*** EXTRACTED DATA ***

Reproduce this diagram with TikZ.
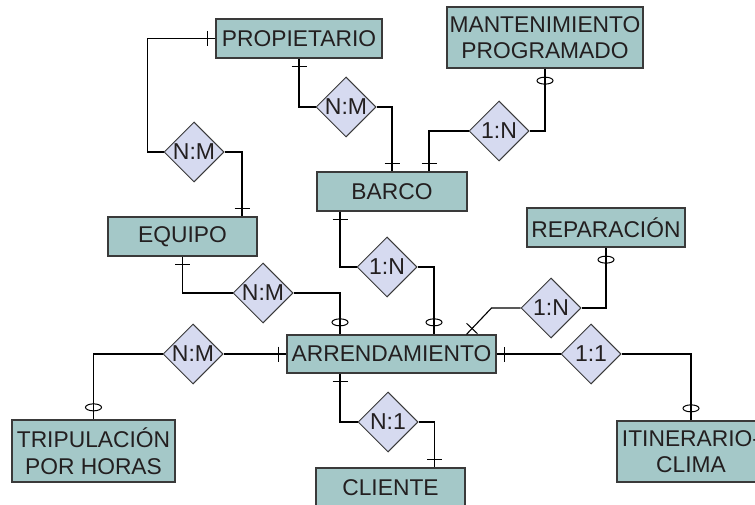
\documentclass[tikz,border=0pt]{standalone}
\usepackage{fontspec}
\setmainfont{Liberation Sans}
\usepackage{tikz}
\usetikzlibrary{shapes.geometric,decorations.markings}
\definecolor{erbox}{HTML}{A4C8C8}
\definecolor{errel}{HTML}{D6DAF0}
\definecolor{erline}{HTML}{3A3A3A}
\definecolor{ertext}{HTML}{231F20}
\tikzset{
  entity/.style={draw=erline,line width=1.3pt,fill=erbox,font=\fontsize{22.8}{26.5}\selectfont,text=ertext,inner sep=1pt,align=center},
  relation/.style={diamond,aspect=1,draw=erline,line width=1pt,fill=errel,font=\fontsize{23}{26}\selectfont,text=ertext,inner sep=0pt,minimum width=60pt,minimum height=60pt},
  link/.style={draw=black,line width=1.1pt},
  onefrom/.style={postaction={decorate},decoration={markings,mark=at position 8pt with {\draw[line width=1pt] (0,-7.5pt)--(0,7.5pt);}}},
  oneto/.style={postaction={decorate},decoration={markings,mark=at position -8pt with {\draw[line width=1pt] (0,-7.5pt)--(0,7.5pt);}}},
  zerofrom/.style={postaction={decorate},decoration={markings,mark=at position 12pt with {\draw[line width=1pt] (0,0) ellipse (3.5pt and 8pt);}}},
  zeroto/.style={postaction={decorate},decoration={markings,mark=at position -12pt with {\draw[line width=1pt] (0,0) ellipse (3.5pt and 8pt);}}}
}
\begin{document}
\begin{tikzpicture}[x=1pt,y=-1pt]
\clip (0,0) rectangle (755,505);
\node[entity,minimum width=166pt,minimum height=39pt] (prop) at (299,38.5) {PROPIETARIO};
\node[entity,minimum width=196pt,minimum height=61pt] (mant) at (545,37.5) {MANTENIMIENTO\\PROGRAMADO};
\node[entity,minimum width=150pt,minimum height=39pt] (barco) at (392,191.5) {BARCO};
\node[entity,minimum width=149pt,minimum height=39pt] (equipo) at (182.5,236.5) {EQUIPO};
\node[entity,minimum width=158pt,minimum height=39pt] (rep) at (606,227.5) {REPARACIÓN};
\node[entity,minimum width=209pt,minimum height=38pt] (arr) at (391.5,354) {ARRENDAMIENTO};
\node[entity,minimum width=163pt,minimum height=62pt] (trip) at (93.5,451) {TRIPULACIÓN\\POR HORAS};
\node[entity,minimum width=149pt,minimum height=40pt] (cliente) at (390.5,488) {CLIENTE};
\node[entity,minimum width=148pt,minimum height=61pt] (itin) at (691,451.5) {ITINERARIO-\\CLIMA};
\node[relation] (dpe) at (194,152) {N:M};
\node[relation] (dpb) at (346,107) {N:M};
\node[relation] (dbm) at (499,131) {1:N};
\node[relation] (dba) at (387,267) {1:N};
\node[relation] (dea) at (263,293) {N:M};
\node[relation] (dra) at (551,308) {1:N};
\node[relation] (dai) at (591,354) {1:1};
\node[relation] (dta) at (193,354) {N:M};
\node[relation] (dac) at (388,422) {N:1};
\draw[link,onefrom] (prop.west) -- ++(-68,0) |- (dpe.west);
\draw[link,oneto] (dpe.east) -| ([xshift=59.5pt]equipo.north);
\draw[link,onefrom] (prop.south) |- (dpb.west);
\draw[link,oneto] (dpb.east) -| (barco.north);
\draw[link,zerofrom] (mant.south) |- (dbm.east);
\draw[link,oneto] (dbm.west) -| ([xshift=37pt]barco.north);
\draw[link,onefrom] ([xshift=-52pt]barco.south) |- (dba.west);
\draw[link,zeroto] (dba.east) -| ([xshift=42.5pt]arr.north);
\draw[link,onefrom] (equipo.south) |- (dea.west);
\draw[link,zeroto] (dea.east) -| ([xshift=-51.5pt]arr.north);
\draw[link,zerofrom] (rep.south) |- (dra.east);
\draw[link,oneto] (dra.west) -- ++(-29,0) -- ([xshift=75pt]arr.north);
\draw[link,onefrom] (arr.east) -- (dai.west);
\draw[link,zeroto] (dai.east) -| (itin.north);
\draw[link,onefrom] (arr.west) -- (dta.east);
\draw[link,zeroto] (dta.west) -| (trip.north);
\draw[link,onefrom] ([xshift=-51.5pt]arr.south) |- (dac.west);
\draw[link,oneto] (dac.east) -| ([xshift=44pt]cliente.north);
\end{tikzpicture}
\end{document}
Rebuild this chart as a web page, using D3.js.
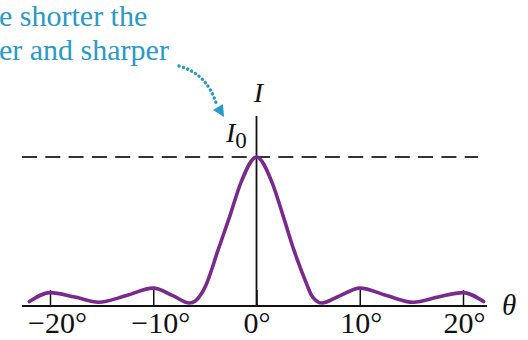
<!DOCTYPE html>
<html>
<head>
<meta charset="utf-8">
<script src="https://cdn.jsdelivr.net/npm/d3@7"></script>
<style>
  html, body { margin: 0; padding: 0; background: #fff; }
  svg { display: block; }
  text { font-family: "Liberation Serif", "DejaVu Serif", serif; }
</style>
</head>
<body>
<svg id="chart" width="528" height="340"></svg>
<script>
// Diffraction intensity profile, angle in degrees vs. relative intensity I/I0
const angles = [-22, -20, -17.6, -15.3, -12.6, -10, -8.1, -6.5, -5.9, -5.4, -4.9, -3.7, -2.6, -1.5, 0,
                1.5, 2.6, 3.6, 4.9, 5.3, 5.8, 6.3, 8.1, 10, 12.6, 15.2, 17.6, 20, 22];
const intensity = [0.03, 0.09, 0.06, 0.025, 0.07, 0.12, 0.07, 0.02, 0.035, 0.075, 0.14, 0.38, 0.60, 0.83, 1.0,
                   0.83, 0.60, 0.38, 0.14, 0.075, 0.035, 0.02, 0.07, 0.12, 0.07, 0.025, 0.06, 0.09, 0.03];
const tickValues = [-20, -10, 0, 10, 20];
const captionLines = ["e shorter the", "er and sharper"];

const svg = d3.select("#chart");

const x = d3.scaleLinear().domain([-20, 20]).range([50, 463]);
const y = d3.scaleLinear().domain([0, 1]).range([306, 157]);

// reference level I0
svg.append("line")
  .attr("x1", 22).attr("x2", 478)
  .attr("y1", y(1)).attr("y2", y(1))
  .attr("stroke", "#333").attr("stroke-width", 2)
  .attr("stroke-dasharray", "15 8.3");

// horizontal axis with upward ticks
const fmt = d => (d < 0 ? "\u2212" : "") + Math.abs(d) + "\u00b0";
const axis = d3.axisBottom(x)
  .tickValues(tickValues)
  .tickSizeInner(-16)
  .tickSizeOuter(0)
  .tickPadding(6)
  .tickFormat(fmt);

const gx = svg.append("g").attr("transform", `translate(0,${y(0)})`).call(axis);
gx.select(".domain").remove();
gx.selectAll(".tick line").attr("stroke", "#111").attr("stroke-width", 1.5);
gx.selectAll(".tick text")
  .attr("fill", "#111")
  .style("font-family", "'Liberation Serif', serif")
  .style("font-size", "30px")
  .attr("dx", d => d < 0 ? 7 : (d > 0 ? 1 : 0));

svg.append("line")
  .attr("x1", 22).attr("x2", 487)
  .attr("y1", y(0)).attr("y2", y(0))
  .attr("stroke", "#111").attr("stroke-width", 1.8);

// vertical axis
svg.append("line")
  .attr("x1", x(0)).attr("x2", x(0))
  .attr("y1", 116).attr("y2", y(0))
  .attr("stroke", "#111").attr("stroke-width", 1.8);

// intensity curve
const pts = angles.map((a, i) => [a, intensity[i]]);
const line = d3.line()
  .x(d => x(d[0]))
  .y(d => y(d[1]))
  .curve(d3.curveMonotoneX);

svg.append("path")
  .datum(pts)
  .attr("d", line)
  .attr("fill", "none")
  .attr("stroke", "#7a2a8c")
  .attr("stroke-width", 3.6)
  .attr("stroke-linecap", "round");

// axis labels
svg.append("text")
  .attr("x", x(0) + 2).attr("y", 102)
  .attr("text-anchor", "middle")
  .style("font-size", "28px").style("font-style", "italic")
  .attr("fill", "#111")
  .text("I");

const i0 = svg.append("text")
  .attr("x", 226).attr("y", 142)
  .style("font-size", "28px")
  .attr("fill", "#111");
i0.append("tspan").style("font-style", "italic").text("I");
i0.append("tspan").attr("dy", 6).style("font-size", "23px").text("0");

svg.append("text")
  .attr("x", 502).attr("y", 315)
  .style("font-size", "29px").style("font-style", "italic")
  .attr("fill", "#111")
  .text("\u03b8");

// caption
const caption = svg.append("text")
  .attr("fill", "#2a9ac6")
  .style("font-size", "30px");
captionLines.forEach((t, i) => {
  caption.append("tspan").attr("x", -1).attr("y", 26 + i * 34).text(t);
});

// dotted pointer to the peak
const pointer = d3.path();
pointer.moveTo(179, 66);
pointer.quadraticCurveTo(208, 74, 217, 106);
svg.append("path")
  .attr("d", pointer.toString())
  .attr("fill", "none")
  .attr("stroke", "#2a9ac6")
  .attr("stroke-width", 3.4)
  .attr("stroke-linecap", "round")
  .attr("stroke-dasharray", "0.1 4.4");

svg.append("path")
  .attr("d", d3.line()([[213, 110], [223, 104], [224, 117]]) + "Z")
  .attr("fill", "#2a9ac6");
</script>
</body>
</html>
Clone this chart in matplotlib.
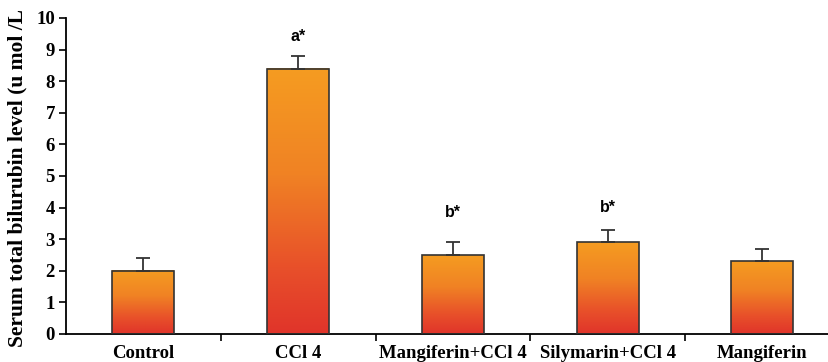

***

Show all lines in the entries above where the word "chart" appears.

**RESPONSE TO THIS EXERCISE**.
Rebuild this chart as a web page, using D3.js.
<svg id="chart" width="528" height="340"></svg>
const svg = d3.select("#chart");
Clone this chart in matplotlib.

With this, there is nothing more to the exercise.